All of the data should be output character for character, except the pictures.

▶ [Recorded data]:
★ ★ ★ ★
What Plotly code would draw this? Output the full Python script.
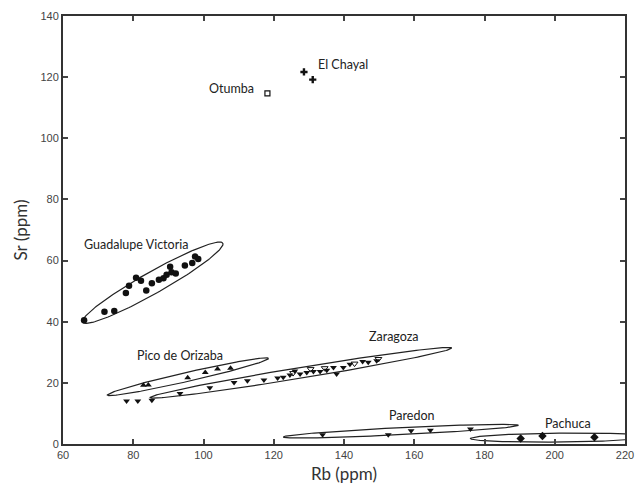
import numpy as np
import plotly.graph_objects as go

# ---------------- data ----------------
gv_rb = [66.0, 71.8, 74.6, 77.9, 78.8, 80.8, 82.2, 83.7, 85.3, 87.3, 88.6, 89.5, 90.5, 90.9, 92.1, 94.7, 96.8, 97.6, 98.5]
gv_sr = [40.5, 43.3, 43.5, 49.4, 51.8, 54.4, 53.4, 50.2, 52.6, 53.7, 54.2, 55.4, 58.0, 56.2, 55.8, 58.4, 59.2, 61.3, 60.5]

po_rb = [82.9, 84.3, 95.5, 100.5, 104.0, 107.7]
po_sr = [19.2, 19.3, 21.7, 23.4, 24.5, 24.8]

za_rb = [78.1, 81.3, 85.3, 93.3, 101.8, 108.7, 112.5, 117.2, 121.1, 122.7, 124.6, 126.0, 127.5, 129.4,
         131.3, 133.2, 135.1, 137.0, 137.9, 139.8, 141.7, 145.3, 146.9, 149.3]
za_sr = [14.1, 14.1, 14.3, 16.5, 18.4, 20.1, 20.7, 20.9, 21.6, 21.8, 22.6, 23.9, 22.9, 23.4,
         23.7, 23.7, 24.1, 25.0, 22.9, 25.0, 26.1, 27.0, 26.7, 27.2]
za_open_rb = [125.5, 130.5, 134.5, 143.0, 149.8]
za_open_sr = [23.2, 24.5, 24.8, 26.3, 27.8]

pa_rb = [133.9, 152.6, 159.1, 164.6, 176.0]
pa_sr = [3.0, 3.0, 4.3, 4.5, 4.9]

pc_rb = [190.3, 196.5, 211.3]
pc_sr = [1.8, 2.6, 2.2]

ec_rb = [128.6, 131.1]
ec_sr = [121.7, 119.2]

ot_rb = [118.2]
ot_sr = [114.7]

# ellipses: end points (Rb, Sr) and relative half-width
ell_names = ["Guadalupe Victoria", "Pico de Orizaba", "Zaragoza", "Paredon", "Pachuca"]
ell_x1 = [65.6, 72.6, 84.8, 122.7, 176.0]
ell_y1 = [39.8, 16.0, 15.2, 2.3, 1.8]
ell_x2 = [105.5, 118.5, 170.7, 189.7, 227.0]
ell_y2 = [65.7, 28.0, 31.4, 6.1, 2.4]
ell_w = [0.135, 0.055, 0.035, 0.03, 0.05]

# group labels
lab_text = ["Guadalupe Victoria", "Pico de Orizaba", "Zaragoza", "Paredon", "Pachuca", "El Chayal", "Otumba"]
lab_x = [80.8, 93.4, 154.1, 159.3, 203.9, 139.8, 108.0]
lab_y = [65.2, 28.9, 35.1, 9.2, 6.7, 124.0, 116.4]

# ---------------- figure ----------------
W, H = 636, 490
ML, MR, MT, MB = 63, 11, 16, 46
XR, YR = (60, 220), (0, 140)
sx = (W - ML - MR) / (XR[1] - XR[0])
sy = (H - MT - MB) / (YR[1] - YR[0])

def ellipse(x1, y1, x2, y2, wfrac, n=200):
    # work in screen-proportional units so the ellipse looks right
    u1, v1, u2, v2 = x1 * sx, y1 * sy, x2 * sx, y2 * sy
    cu, cv = (u1 + u2) / 2, (v1 + v2) / 2
    a = np.hypot(u2 - u1, v2 - v1) / 2
    b = a * wfrac
    ang = np.arctan2(v2 - v1, u2 - u1)
    t = np.linspace(0, 2 * np.pi, n)
    uu = cu + a * np.cos(t) * np.cos(ang) - b * np.sin(t) * np.sin(ang)
    vv = cv + a * np.cos(t) * np.sin(ang) + b * np.sin(t) * np.cos(ang)
    return uu / sx, vv / sy

fig = go.Figure()

for i in range(len(ell_names)):
    ex, ey = ellipse(ell_x1[i], ell_y1[i], ell_x2[i], ell_y2[i], ell_w[i])
    fig.add_trace(go.Scatter(x=ex, y=ey, mode="lines", line=dict(color="#222", width=1.2),
                             hoverinfo="skip", showlegend=False))

ink = "#111"
fig.add_trace(go.Scatter(x=gv_rb, y=gv_sr, mode="markers", name="Guadalupe Victoria",
                         marker=dict(symbol="circle", size=6.5, color=ink)))
fig.add_trace(go.Scatter(x=po_rb, y=po_sr, mode="markers", name="Pico de Orizaba",
                         marker=dict(symbol="triangle-up", size=6, color=ink)))
fig.add_trace(go.Scatter(x=za_rb, y=za_sr, mode="markers", name="Zaragoza",
                         marker=dict(symbol="triangle-down", size=6, color=ink)))
fig.add_trace(go.Scatter(x=za_open_rb, y=za_open_sr, mode="markers", name="Zaragoza (open)",
                         marker=dict(symbol="triangle-down-open", size=6, color=ink, line=dict(width=1))))
fig.add_trace(go.Scatter(x=pa_rb, y=pa_sr, mode="markers", name="Paredon",
                         marker=dict(symbol="triangle-down", size=6, color=ink)))
fig.add_trace(go.Scatter(x=pc_rb, y=pc_sr, mode="markers", name="Pachuca",
                         marker=dict(symbol="diamond", size=6.5, color=ink)))
fig.add_trace(go.Scatter(x=ec_rb, y=ec_sr, mode="markers", name="El Chayal",
                         marker=dict(symbol="cross", size=6, color=ink)))
fig.add_trace(go.Scatter(x=ot_rb, y=ot_sr, mode="markers", name="Otumba",
                         marker=dict(symbol="square-open", size=5, color=ink, line=dict(width=1.2))))

for t, x, y in zip(lab_text, lab_x, lab_y):
    fig.add_annotation(x=x, y=y, text=t, showarrow=False, xref="x", yref="y",
                       font=dict(family="Lato", size=12.5, color="#222"))

axis_common = dict(showline=True, linewidth=2, linecolor="#333", mirror="ticks",
                   ticks="inside", ticklen=5, tickwidth=1.5, tickcolor="#444",
                   showgrid=False, zeroline=False, automargin=False,
                   tickfont=dict(family="Liberation Sans", size=11, color="#444"))

fig.update_xaxes(range=list(XR), dtick=20, tick0=60,
                 title=dict(text="Rb (ppm)", font=dict(family="Lato", size=17, color="#333"), standoff=8),
                 **axis_common)
fig.update_yaxes(range=list(YR), dtick=20,
                 title=dict(text="Sr (ppm)", font=dict(family="Lato", size=17, color="#333"), standoff=8),
                 **axis_common)

fig.update_layout(width=W, height=H, margin=dict(l=ML, r=MR, t=MT, b=MB, autoexpand=False),
                  plot_bgcolor="white", paper_bgcolor="white", showlegend=False)

# remove the default page margin so the figure fills the 636x490 window exactly
fig.write_html("out.html",
               config={"displayModeBar": False},
               post_script="document.body.style.margin='0';document.body.style.overflow='hidden';")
★ ★ ★ ★
▶ [Written answer]:
What Plotly code would draw this? Output the full Python script.
import numpy as np
import plotly.graph_objects as go

# ---------------- data ----------------
gv_rb = [66.0, 71.8, 74.6, 77.9, 78.8, 80.8, 82.2, 83.7, 85.3, 87.3, 88.6, 89.5, 90.5, 90.9, 92.1, 94.7, 96.8, 97.6, 98.5]
gv_sr = [40.5, 43.3, 43.5, 49.4, 51.8, 54.4, 53.4, 50.2, 52.6, 53.7, 54.2, 55.4, 58.0, 56.2, 55.8, 58.4, 59.2, 61.3, 60.5]

po_rb = [82.9, 84.3, 95.5, 100.5, 104.0, 107.7]
po_sr = [19.2, 19.3, 21.7, 23.4, 24.5, 24.8]

za_rb = [78.1, 81.3, 85.3, 93.3, 101.8, 108.7, 112.5, 117.2, 121.1, 122.7, 124.6, 126.0, 127.5, 129.4,
         131.3, 133.2, 135.1, 137.0, 137.9, 139.8, 141.7, 145.3, 146.9, 149.3]
za_sr = [14.1, 14.1, 14.3, 16.5, 18.4, 20.1, 20.7, 20.9, 21.6, 21.8, 22.6, 23.9, 22.9, 23.4,
         23.7, 23.7, 24.1, 25.0, 22.9, 25.0, 26.1, 27.0, 26.7, 27.2]
za_open_rb = [125.5, 130.5, 134.5, 143.0, 149.8]
za_open_sr = [23.2, 24.5, 24.8, 26.3, 27.8]

pa_rb = [133.9, 152.6, 159.1, 164.6, 176.0]
pa_sr = [3.0, 3.0, 4.3, 4.5, 4.9]

pc_rb = [190.3, 196.5, 211.3]
pc_sr = [1.8, 2.6, 2.2]

ec_rb = [128.6, 131.1]
ec_sr = [121.7, 119.2]

ot_rb = [118.2]
ot_sr = [114.7]

# ellipses: end points (Rb, Sr) and relative half-width
ell_names = ["Guadalupe Victoria", "Pico de Orizaba", "Zaragoza", "Paredon", "Pachuca"]
ell_x1 = [65.6, 72.6, 84.8, 122.7, 176.0]
ell_y1 = [39.8, 16.0, 15.2, 2.3, 1.8]
ell_x2 = [105.5, 118.5, 170.7, 189.7, 227.0]
ell_y2 = [65.7, 28.0, 31.4, 6.1, 2.4]
ell_w = [0.135, 0.055, 0.035, 0.03, 0.05]

# group labels
lab_text = ["Guadalupe Victoria", "Pico de Orizaba", "Zaragoza", "Paredon", "Pachuca", "El Chayal", "Otumba"]
lab_x = [80.8, 93.4, 154.1, 159.3, 203.9, 139.8, 108.0]
lab_y = [65.2, 28.9, 35.1, 9.2, 6.7, 124.0, 116.4]

# ---------------- figure ----------------
W, H = 636, 490
ML, MR, MT, MB = 63, 11, 16, 46
XR, YR = (60, 220), (0, 140)
sx = (W - ML - MR) / (XR[1] - XR[0])
sy = (H - MT - MB) / (YR[1] - YR[0])

def ellipse(x1, y1, x2, y2, wfrac, n=200):
    # work in screen-proportional units so the ellipse looks right
    u1, v1, u2, v2 = x1 * sx, y1 * sy, x2 * sx, y2 * sy
    cu, cv = (u1 + u2) / 2, (v1 + v2) / 2
    a = np.hypot(u2 - u1, v2 - v1) / 2
    b = a * wfrac
    ang = np.arctan2(v2 - v1, u2 - u1)
    t = np.linspace(0, 2 * np.pi, n)
    uu = cu + a * np.cos(t) * np.cos(ang) - b * np.sin(t) * np.sin(ang)
    vv = cv + a * np.cos(t) * np.sin(ang) + b * np.sin(t) * np.cos(ang)
    return uu / sx, vv / sy

fig = go.Figure()

for i in range(len(ell_names)):
    ex, ey = ellipse(ell_x1[i], ell_y1[i], ell_x2[i], ell_y2[i], ell_w[i])
    fig.add_trace(go.Scatter(x=ex, y=ey, mode="lines", line=dict(color="#222", width=1.2),
                             hoverinfo="skip", showlegend=False))

ink = "#111"
fig.add_trace(go.Scatter(x=gv_rb, y=gv_sr, mode="markers", name="Guadalupe Victoria",
                         marker=dict(symbol="circle", size=6.5, color=ink)))
fig.add_trace(go.Scatter(x=po_rb, y=po_sr, mode="markers", name="Pico de Orizaba",
                         marker=dict(symbol="triangle-up", size=6, color=ink)))
fig.add_trace(go.Scatter(x=za_rb, y=za_sr, mode="markers", name="Zaragoza",
                         marker=dict(symbol="triangle-down", size=6, color=ink)))
fig.add_trace(go.Scatter(x=za_open_rb, y=za_open_sr, mode="markers", name="Zaragoza (open)",
                         marker=dict(symbol="triangle-down-open", size=6, color=ink, line=dict(width=1))))
fig.add_trace(go.Scatter(x=pa_rb, y=pa_sr, mode="markers", name="Paredon",
                         marker=dict(symbol="triangle-down", size=6, color=ink)))
fig.add_trace(go.Scatter(x=pc_rb, y=pc_sr, mode="markers", name="Pachuca",
                         marker=dict(symbol="diamond", size=6.5, color=ink)))
fig.add_trace(go.Scatter(x=ec_rb, y=ec_sr, mode="markers", name="El Chayal",
                         marker=dict(symbol="cross", size=6, color=ink)))
fig.add_trace(go.Scatter(x=ot_rb, y=ot_sr, mode="markers", name="Otumba",
                         marker=dict(symbol="square-open", size=5, color=ink, line=dict(width=1.2))))

for t, x, y in zip(lab_text, lab_x, lab_y):
    fig.add_annotation(x=x, y=y, text=t, showarrow=False, xref="x", yref="y",
                       font=dict(family="Lato", size=12.5, color="#222"))

axis_common = dict(showline=True, linewidth=2, linecolor="#333", mirror="ticks",
                   ticks="inside", ticklen=5, tickwidth=1.5, tickcolor="#444",
                   showgrid=False, zeroline=False, automargin=False,
                   tickfont=dict(family="Liberation Sans", size=11, color="#444"))

fig.update_xaxes(range=list(XR), dtick=20, tick0=60,
                 title=dict(text="Rb (ppm)", font=dict(family="Lato", size=17, color="#333"), standoff=8),
                 **axis_common)
fig.update_yaxes(range=list(YR), dtick=20,
                 title=dict(text="Sr (ppm)", font=dict(family="Lato", size=17, color="#333"), standoff=8),
                 **axis_common)

fig.update_layout(width=W, height=H, margin=dict(l=ML, r=MR, t=MT, b=MB, autoexpand=False),
                  plot_bgcolor="white", paper_bgcolor="white", showlegend=False)

# remove the default page margin so the figure fills the 636x490 window exactly
fig.write_html("out.html",
               config={"displayModeBar": False},
               post_script="document.body.style.margin='0';document.body.style.overflow='hidden';")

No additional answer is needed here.